— BEGIN Material provided —

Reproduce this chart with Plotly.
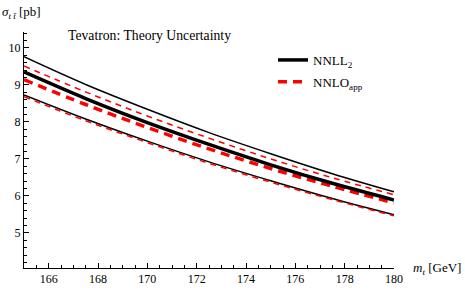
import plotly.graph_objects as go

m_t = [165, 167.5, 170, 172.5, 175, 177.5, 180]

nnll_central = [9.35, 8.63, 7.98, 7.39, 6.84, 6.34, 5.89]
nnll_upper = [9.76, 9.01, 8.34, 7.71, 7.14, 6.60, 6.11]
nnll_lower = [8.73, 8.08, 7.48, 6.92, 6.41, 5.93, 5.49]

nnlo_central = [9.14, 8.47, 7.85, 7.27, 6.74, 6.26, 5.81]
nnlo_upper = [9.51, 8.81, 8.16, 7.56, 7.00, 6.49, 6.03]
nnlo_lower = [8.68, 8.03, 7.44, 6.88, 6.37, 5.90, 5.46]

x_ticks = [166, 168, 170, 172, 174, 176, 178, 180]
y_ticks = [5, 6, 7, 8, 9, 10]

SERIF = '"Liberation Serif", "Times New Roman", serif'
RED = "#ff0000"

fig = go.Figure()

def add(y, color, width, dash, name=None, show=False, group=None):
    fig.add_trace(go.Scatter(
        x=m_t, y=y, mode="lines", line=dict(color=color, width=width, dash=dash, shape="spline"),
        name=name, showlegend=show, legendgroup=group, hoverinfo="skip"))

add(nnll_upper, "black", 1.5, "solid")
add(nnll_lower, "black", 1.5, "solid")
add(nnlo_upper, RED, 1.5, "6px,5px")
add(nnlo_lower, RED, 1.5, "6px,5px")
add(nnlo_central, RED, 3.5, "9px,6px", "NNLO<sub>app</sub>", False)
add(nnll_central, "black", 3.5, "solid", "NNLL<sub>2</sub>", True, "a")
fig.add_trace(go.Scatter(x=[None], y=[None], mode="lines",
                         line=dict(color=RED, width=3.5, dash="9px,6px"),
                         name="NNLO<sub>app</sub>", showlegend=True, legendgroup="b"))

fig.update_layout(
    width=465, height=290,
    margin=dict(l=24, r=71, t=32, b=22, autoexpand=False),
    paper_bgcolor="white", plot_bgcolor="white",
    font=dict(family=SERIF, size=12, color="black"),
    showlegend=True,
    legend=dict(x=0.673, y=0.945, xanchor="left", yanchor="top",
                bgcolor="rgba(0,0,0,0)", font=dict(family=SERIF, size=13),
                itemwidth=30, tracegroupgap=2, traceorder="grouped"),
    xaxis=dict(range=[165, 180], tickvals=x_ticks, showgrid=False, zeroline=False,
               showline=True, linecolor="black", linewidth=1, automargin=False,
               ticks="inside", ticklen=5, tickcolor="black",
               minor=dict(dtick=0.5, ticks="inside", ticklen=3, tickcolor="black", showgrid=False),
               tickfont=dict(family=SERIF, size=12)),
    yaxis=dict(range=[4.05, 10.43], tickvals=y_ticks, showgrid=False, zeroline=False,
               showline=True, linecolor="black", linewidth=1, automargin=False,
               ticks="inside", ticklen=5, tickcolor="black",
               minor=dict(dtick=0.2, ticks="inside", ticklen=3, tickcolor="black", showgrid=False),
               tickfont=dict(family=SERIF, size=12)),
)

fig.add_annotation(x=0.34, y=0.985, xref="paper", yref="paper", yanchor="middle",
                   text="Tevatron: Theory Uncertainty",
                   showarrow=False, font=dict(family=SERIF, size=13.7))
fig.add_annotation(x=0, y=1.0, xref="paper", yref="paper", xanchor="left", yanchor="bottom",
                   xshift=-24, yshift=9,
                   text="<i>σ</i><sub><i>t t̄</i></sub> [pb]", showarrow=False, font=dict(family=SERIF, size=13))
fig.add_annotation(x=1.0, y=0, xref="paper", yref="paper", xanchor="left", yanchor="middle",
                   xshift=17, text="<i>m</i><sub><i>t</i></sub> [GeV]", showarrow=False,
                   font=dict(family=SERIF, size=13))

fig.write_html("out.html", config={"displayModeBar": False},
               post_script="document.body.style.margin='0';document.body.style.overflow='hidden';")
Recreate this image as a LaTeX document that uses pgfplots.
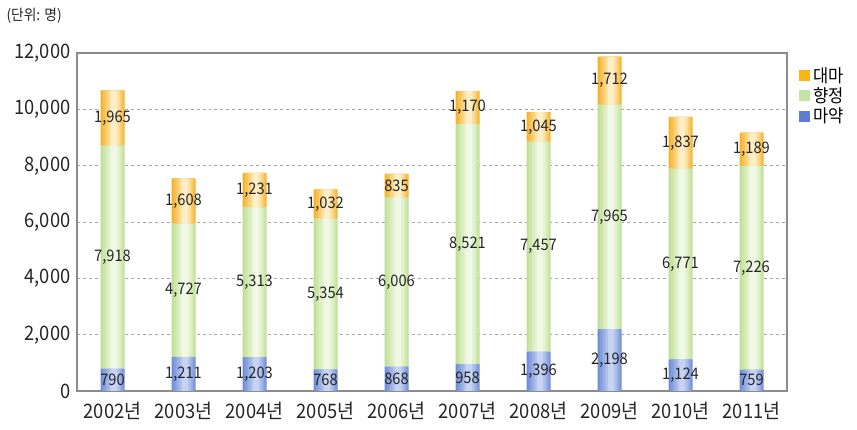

— END Material provided —

**Instructions for the task**: Take the records above from their first line through the line with "nnlo_lower = [8.68, 8.03, 7.44, 6.88, 6.37, 5.90, 5.46]" and set those lines down word for word, minus the pictures.

**Answer to the problem**:
Reproduce this chart with Plotly.
import plotly.graph_objects as go

m_t = [165, 167.5, 170, 172.5, 175, 177.5, 180]

nnll_central = [9.35, 8.63, 7.98, 7.39, 6.84, 6.34, 5.89]
nnll_upper = [9.76, 9.01, 8.34, 7.71, 7.14, 6.60, 6.11]
nnll_lower = [8.73, 8.08, 7.48, 6.92, 6.41, 5.93, 5.49]

nnlo_central = [9.14, 8.47, 7.85, 7.27, 6.74, 6.26, 5.81]
nnlo_upper = [9.51, 8.81, 8.16, 7.56, 7.00, 6.49, 6.03]
nnlo_lower = [8.68, 8.03, 7.44, 6.88, 6.37, 5.90, 5.46]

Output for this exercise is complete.